***** INPUT DATA
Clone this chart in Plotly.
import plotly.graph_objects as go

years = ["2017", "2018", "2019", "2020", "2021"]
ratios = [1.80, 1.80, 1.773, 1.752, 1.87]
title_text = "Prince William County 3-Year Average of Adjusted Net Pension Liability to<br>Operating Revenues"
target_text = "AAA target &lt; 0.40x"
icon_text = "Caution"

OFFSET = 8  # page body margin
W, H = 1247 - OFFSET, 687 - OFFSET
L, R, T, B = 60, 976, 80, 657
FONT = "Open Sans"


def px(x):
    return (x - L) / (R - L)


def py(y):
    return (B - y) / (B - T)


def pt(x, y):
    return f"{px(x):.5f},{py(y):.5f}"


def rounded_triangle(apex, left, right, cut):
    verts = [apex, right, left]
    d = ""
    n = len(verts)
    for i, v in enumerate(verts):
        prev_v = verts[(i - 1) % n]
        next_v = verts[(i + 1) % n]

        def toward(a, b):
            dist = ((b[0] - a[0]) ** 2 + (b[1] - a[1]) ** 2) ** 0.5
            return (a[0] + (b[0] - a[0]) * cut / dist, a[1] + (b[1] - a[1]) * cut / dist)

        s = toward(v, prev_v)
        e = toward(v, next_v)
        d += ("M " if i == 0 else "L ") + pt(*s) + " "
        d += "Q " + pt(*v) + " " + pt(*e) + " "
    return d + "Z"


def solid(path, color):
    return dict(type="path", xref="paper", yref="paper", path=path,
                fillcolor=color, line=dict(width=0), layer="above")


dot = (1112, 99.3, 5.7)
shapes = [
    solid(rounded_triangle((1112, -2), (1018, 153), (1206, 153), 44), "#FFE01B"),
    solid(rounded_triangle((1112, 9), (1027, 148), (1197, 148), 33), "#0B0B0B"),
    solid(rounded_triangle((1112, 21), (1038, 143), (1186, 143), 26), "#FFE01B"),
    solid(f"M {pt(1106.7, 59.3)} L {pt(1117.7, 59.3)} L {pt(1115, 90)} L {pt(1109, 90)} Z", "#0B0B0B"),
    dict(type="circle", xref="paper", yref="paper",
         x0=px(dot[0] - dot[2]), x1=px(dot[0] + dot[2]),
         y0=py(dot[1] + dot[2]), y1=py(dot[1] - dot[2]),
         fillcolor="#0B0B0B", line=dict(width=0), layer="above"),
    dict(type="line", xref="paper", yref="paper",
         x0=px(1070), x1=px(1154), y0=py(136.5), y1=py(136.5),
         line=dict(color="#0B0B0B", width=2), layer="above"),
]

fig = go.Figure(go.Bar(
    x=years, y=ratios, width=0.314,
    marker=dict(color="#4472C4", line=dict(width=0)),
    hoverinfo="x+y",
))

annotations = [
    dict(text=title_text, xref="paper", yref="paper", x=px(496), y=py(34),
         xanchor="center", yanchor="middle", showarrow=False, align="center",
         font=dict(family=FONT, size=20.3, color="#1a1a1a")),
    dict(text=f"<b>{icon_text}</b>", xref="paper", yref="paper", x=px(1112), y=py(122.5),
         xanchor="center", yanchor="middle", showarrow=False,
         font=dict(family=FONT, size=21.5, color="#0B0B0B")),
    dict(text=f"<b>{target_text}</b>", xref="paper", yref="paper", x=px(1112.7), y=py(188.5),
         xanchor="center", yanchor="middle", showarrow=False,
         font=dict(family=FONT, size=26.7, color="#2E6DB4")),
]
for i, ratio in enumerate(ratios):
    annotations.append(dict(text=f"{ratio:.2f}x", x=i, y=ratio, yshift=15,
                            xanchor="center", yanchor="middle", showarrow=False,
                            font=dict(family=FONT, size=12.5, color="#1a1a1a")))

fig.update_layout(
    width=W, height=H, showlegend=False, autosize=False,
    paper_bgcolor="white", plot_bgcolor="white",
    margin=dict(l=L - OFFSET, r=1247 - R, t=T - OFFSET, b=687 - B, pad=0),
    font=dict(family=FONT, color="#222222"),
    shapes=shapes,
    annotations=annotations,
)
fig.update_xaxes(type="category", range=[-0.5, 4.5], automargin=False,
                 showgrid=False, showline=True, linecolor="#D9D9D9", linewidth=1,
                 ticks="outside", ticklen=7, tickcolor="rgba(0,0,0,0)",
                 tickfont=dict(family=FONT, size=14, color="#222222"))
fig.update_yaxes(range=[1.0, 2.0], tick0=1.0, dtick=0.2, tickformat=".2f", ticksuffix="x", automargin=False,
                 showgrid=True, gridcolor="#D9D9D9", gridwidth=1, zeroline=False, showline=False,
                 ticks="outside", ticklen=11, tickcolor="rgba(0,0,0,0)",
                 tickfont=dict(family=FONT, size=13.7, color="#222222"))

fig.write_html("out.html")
**********
***** INPUT DATA
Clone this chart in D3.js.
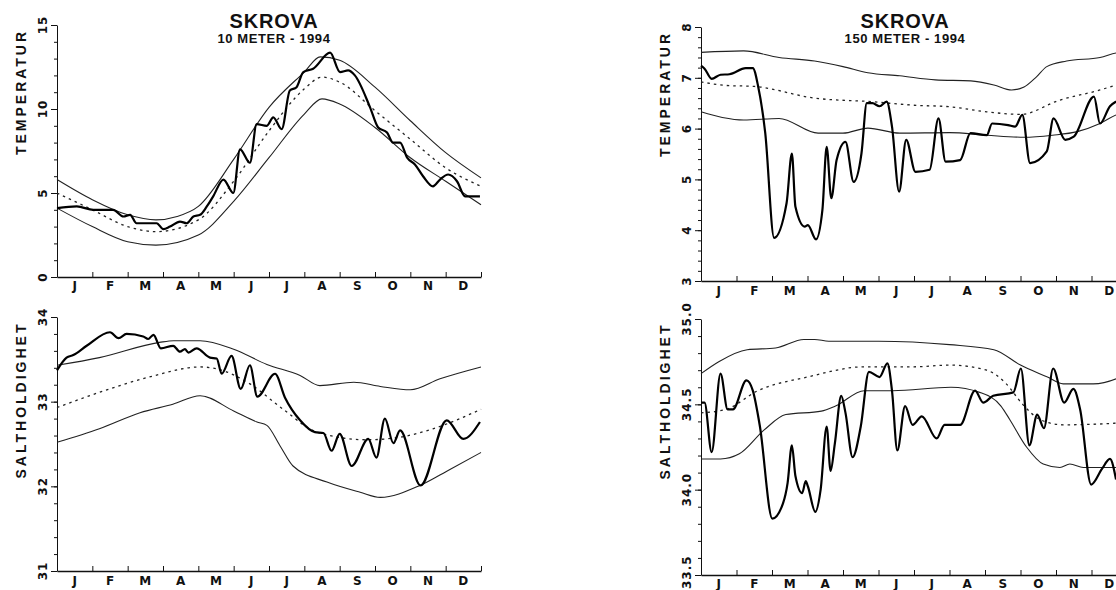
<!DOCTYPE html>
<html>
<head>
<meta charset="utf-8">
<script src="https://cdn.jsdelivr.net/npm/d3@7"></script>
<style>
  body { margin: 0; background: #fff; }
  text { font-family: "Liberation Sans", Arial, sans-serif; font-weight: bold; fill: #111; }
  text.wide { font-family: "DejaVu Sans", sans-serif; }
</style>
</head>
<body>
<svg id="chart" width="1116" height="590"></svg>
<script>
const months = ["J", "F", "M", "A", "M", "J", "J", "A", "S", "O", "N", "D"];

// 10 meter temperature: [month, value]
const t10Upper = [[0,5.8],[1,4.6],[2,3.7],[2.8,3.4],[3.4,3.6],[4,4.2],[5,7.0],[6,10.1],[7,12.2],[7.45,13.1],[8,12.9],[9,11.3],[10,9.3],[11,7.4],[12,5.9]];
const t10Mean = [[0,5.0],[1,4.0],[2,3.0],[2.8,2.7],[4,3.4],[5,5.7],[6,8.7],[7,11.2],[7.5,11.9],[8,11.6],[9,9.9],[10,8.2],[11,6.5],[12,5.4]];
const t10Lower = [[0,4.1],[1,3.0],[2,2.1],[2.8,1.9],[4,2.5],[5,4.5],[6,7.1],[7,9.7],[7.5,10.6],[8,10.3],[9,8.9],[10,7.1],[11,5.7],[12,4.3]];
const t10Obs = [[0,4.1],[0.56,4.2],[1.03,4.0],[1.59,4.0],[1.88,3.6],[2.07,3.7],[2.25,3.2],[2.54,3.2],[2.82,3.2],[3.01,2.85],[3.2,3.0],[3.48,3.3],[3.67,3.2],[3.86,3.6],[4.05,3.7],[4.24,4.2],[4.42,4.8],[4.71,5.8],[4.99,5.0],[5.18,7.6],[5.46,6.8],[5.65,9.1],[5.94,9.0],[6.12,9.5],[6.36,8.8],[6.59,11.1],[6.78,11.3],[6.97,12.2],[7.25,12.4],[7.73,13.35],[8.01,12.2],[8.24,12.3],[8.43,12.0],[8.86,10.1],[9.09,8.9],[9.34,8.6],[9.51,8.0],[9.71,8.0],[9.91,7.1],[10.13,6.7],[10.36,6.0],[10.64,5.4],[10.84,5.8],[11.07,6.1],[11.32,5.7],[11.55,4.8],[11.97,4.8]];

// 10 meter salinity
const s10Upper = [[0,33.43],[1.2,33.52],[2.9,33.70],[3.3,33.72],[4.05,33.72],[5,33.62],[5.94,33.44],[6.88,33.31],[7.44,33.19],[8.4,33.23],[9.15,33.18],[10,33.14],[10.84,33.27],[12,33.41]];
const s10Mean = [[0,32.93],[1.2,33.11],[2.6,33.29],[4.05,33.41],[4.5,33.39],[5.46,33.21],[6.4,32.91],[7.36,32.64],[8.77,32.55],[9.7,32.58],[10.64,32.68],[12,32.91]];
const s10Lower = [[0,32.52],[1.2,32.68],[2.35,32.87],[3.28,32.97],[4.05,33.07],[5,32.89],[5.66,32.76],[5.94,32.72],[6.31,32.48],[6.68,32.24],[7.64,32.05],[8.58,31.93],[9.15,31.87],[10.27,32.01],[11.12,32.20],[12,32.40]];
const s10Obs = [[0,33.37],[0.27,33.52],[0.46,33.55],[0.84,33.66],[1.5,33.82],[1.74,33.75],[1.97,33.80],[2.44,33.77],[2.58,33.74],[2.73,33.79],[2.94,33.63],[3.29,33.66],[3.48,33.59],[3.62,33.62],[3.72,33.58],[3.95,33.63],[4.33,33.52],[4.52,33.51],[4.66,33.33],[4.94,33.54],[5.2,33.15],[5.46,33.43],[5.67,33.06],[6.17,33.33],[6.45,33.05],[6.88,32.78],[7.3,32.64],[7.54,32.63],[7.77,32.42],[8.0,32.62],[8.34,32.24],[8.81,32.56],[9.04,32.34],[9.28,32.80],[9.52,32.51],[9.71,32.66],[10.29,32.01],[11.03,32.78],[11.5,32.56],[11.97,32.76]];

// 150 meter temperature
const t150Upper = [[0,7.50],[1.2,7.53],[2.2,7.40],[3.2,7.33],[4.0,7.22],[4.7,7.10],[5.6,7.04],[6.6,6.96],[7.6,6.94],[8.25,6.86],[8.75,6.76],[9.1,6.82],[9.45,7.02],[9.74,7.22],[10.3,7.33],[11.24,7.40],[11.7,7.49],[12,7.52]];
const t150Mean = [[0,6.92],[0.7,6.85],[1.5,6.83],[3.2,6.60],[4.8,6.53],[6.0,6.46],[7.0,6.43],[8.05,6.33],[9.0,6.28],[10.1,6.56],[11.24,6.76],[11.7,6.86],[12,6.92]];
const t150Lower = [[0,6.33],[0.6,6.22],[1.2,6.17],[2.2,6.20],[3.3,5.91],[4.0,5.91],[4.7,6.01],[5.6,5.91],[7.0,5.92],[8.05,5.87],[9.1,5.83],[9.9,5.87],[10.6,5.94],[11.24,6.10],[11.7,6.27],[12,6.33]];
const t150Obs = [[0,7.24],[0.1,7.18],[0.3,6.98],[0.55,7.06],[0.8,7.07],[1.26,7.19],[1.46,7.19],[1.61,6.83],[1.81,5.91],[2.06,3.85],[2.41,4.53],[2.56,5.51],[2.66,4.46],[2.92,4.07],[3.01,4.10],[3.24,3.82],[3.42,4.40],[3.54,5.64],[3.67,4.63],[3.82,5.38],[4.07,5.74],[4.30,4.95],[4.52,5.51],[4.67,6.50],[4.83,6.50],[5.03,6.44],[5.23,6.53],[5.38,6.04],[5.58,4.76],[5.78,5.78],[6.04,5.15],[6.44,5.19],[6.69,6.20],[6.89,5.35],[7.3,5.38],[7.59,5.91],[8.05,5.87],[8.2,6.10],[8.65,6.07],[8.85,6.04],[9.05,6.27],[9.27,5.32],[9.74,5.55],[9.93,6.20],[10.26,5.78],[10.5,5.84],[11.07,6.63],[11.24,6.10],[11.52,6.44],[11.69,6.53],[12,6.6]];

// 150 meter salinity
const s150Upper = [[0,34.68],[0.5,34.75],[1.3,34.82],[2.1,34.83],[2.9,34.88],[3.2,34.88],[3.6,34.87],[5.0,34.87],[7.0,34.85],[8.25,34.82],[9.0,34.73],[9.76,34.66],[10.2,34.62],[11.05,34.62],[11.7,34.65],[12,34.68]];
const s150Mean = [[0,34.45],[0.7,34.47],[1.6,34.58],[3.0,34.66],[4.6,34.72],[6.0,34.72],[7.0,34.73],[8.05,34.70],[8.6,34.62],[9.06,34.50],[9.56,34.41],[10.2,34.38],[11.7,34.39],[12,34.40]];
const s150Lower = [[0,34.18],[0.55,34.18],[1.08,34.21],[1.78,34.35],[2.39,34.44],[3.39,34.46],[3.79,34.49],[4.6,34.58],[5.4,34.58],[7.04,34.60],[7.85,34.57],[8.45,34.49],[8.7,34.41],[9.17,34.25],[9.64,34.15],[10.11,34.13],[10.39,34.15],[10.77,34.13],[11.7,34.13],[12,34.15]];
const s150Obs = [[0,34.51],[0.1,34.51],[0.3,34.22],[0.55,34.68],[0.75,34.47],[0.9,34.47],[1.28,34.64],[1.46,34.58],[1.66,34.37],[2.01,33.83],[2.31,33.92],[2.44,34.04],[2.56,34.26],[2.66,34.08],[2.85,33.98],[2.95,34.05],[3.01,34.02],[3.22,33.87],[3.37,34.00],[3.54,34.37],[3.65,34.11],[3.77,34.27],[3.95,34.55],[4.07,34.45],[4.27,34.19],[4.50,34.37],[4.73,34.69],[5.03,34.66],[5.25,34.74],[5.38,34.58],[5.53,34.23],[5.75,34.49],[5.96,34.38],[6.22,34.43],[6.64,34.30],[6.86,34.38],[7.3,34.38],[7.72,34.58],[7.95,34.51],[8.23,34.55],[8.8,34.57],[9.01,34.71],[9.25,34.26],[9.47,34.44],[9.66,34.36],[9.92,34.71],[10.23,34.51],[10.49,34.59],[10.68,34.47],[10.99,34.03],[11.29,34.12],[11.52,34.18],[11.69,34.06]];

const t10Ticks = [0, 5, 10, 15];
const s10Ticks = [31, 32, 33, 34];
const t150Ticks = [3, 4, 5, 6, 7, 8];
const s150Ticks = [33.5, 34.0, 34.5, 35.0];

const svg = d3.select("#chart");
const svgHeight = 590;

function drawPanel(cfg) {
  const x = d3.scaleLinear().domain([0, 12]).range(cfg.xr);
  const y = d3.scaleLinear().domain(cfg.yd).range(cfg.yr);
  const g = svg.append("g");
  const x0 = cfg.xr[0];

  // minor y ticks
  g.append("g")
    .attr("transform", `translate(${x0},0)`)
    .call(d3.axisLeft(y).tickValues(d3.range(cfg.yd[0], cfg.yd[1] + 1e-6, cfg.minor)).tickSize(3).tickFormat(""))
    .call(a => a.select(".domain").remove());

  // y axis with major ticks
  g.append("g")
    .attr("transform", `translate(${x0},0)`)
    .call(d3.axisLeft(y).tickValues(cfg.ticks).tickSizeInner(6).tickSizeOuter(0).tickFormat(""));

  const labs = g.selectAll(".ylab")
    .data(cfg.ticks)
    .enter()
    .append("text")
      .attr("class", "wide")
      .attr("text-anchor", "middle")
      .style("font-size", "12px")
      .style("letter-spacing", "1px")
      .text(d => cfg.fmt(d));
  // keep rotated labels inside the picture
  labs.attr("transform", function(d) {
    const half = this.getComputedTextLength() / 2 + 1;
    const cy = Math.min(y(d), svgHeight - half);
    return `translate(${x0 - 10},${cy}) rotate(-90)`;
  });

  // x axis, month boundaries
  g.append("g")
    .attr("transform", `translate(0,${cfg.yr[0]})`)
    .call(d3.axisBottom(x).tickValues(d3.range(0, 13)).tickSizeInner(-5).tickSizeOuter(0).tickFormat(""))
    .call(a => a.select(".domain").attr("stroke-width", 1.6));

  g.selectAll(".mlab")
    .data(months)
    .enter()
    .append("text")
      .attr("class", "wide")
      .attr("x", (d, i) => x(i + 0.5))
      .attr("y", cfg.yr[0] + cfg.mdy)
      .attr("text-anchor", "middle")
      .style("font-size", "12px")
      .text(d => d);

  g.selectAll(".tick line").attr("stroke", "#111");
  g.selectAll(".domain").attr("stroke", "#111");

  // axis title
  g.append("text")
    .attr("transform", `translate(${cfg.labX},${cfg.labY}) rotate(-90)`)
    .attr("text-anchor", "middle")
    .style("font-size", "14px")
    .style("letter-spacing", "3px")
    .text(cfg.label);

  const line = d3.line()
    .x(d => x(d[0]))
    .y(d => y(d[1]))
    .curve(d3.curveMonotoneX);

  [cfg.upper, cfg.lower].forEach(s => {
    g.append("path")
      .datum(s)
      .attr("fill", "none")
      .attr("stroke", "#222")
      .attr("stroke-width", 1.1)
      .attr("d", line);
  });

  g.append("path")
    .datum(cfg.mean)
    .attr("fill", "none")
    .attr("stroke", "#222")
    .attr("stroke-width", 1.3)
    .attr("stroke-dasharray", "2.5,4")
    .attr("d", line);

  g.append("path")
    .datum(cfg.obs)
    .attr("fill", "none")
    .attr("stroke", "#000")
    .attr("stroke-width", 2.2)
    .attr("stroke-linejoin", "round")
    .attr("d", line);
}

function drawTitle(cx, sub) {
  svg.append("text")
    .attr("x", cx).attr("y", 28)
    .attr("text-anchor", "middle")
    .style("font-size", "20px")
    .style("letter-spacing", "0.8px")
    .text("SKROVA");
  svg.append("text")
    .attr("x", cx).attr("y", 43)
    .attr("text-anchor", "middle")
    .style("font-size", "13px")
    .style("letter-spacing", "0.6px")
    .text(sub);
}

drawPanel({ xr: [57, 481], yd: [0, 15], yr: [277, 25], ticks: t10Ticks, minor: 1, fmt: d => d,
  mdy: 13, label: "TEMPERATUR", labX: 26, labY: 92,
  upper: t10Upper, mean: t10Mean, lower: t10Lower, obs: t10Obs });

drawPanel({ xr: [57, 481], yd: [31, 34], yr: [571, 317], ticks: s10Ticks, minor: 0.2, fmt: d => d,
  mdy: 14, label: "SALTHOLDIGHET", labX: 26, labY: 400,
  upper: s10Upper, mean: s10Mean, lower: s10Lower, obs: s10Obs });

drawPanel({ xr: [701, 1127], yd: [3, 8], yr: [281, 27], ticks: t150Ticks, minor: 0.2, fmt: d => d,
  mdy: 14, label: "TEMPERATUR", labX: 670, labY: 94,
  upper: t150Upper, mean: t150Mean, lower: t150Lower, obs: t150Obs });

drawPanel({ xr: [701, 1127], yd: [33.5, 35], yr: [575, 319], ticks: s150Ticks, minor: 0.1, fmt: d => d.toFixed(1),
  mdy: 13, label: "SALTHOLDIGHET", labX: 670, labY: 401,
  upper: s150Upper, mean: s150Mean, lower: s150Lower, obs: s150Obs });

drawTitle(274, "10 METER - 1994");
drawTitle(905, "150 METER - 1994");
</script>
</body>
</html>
**********
- **THE REQUEST**: Nothing outside the span should appear: copy exactly from the line with "Clone this chart in Plotly." through the line with "return (x - L) / (R - L)".

- **FINISHED EXERCISE**:
Clone this chart in Plotly.
import plotly.graph_objects as go

years = ["2017", "2018", "2019", "2020", "2021"]
ratios = [1.80, 1.80, 1.773, 1.752, 1.87]
title_text = "Prince William County 3-Year Average of Adjusted Net Pension Liability to<br>Operating Revenues"
target_text = "AAA target &lt; 0.40x"
icon_text = "Caution"

OFFSET = 8  # page body margin
W, H = 1247 - OFFSET, 687 - OFFSET
L, R, T, B = 60, 976, 80, 657
FONT = "Open Sans"


def px(x):
    return (x - L) / (R - L)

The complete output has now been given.